1. Allow insurance companies to sell across state lines. ( deregulate)
2. Allow tax free medical savings accounts.
3. TORT reform.
4.
You’re right — won’t work to require it without a penalty.
Cancer, at the minimum insurance stop paying for the experimental trials that’s where they are funding their research. If the person elects this, then they can pay.
Can you give me a scenario where that will reduce costs?
2. Allow tax free medical savings accounts.
Already available through many companies for those who offer high deductible healthcare plans. What about those who are self-employed or whose company doesn't offer an MSA? Will the government require companies to offer them? Or will the government get into the Medical Savings Account business?
3. TORT reform.
About half the states have already enacted some form of tort reform and in none of them is there any indication that it has reduced health care insurance premiums.
Few, if any, trials for any experimental treatment are covered by insurance.
The defense to your well-reasoned objections is “it would take three-fifths of the states to ratify any lame-brained amendments,” and that would stop them.
Well, we are pretty lame-brained as a nation at this moment.
Why do you fear state legislatures will commission delegates to finish off our republic?
Do you oppose the exercise of other Natural Rights beyond those in Article V?
A bill that repeals Obamacare and then delays the effective date for a couple of years is not a repeal.
The pre-ex portion will be modified, not removed, in all probability. I had a two-hour long conference call last week on the possible scenarios that could play out with ‘repeal and replace’. It may be that if one has continuous medical coverage of some kind or another, pre-ex would be satisfied.
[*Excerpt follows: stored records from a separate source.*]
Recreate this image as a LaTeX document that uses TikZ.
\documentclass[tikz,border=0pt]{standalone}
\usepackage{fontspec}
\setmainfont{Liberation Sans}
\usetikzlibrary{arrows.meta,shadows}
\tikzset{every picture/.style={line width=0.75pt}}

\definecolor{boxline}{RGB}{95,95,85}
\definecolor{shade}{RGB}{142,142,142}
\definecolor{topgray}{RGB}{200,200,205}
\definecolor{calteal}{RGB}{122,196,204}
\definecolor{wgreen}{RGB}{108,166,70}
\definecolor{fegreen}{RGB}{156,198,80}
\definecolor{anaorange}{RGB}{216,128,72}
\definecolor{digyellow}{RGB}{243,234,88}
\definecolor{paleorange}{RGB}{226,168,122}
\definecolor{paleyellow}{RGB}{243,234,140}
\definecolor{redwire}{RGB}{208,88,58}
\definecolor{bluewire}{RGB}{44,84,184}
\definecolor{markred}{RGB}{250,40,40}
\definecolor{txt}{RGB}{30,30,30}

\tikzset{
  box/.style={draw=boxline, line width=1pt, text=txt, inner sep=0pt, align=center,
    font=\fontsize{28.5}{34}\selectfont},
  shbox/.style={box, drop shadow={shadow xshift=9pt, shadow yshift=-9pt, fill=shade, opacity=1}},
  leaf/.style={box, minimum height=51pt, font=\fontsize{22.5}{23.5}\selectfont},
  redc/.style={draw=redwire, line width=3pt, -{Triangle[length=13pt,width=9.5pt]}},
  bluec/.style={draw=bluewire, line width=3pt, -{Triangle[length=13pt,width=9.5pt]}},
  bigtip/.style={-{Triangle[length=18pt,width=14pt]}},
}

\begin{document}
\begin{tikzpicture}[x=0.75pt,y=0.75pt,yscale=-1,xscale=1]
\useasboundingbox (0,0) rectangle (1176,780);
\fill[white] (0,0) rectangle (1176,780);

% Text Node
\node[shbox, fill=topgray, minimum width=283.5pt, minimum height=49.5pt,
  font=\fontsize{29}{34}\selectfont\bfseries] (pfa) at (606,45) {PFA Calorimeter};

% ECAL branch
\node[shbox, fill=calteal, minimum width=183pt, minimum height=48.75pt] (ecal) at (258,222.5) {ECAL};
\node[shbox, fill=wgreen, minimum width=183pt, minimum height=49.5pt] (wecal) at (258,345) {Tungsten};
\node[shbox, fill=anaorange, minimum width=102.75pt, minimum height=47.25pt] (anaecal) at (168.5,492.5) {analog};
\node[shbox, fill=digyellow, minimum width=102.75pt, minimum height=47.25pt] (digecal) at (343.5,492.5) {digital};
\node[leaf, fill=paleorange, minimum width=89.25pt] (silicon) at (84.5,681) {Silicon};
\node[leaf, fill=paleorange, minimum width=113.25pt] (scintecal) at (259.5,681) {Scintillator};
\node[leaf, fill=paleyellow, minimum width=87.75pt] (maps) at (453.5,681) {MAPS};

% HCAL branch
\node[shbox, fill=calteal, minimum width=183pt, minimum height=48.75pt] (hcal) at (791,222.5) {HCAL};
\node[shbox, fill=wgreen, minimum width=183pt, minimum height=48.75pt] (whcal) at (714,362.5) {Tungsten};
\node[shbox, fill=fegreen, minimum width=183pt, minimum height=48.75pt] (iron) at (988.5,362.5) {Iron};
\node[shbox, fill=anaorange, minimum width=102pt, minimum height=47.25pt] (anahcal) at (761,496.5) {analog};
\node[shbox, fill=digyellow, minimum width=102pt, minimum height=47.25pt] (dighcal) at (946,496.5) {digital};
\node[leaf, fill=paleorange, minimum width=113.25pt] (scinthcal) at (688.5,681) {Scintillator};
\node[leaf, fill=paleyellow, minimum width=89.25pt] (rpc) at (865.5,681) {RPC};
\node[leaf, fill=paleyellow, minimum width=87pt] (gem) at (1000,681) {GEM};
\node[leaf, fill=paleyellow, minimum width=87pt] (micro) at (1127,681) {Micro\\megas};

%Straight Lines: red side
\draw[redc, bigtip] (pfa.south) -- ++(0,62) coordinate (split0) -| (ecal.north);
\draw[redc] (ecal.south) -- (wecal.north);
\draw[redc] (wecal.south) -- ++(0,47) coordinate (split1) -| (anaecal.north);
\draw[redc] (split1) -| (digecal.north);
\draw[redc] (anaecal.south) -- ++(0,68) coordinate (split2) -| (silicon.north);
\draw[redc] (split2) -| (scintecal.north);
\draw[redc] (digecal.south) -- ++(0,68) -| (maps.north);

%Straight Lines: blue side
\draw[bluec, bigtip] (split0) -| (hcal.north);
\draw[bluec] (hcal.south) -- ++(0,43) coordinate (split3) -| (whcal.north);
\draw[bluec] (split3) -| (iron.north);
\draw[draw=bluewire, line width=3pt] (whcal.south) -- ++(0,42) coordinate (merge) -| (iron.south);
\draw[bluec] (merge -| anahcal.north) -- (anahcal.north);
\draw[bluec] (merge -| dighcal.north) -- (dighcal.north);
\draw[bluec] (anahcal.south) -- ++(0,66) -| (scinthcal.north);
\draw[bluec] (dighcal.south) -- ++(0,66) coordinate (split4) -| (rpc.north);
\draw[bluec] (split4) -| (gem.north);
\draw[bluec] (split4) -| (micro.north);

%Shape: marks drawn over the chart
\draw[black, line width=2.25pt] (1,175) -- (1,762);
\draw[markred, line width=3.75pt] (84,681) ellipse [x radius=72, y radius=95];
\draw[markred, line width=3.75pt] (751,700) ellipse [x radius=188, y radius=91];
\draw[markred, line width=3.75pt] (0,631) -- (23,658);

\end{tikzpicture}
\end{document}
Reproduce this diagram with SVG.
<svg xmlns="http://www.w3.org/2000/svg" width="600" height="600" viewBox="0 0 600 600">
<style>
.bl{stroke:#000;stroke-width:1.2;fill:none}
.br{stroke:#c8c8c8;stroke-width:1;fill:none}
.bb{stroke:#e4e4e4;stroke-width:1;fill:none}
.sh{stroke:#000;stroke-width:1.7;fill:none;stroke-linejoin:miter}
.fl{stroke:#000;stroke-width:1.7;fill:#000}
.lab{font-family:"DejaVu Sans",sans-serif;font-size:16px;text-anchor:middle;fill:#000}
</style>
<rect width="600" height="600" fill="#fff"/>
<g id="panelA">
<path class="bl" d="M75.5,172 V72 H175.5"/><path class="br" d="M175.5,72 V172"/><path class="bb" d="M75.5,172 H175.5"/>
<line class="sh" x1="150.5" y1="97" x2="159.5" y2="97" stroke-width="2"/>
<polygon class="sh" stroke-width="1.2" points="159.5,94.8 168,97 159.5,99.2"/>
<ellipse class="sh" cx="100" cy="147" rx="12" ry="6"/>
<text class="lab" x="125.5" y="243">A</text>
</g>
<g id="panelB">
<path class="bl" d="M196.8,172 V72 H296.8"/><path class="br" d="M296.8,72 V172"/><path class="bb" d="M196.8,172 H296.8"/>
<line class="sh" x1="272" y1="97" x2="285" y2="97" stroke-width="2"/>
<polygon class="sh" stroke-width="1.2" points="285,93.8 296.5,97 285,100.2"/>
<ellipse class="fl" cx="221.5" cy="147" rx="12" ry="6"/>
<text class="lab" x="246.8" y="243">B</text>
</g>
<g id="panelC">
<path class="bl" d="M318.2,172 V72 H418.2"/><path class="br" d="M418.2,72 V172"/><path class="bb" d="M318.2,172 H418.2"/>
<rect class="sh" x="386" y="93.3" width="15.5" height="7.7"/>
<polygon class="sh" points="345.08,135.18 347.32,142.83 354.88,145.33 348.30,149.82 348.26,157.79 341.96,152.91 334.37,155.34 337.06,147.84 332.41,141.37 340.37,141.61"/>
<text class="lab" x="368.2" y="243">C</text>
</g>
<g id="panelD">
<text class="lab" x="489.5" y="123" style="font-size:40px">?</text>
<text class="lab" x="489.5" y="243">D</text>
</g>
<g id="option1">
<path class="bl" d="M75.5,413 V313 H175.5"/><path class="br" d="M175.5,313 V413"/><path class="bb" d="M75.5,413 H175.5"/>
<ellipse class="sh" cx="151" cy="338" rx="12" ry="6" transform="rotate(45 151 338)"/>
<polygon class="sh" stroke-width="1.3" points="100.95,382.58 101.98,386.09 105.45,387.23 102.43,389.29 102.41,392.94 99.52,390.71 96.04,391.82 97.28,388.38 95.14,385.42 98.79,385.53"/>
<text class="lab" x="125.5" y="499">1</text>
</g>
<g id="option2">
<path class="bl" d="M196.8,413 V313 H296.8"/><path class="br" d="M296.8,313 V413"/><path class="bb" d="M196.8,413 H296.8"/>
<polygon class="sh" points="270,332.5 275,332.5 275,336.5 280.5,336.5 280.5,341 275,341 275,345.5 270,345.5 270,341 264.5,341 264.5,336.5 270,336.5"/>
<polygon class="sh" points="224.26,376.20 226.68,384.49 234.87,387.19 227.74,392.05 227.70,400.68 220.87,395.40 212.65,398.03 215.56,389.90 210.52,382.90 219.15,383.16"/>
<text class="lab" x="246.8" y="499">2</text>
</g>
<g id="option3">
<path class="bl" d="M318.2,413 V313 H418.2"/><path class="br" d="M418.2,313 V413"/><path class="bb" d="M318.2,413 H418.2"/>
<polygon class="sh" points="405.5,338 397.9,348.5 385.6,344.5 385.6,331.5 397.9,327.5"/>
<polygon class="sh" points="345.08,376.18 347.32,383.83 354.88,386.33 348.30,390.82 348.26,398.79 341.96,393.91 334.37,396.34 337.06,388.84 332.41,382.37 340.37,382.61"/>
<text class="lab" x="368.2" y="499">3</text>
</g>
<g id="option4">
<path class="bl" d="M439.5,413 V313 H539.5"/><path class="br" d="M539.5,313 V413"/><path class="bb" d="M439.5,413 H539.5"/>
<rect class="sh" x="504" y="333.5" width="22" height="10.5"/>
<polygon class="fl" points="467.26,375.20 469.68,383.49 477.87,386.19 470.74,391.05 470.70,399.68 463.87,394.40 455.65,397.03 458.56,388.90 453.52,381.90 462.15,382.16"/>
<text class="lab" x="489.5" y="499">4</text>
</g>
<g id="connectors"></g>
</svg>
It is the ones that wait until they are dx’d with some dread disease, have an accident, buy medical insurance for a few months when they need it and drop it when they don’t, that will have pre-ex applied to any new medical coverage purchased.
Just reading tea leaves at this point. My $0,02 at this point.
.
- Tax deductible Health Savings Accounts
- Tort reform
- Free market shopping of health insurance across state lines
- Tax deductible health insurance premiums
Not being the brightest limb on the tree, I don’t know to exactly which “other” natural rights you refer, that are “beyond Article V”.
Mostly, I am untrusting of the timing, while The USA is indisputably a secular nation. Our condition at this time in history has wrought a Godless governance, elected by it’s own people.
That is my reason exactly. I believe in miracles. Trump had to be a miracle. Not sure about hoping for two of them.
Fooling around with a perfect document, I can’t brave up enough to support.
Most everyone pushing it are too Type A and big mouthed to trust entirely.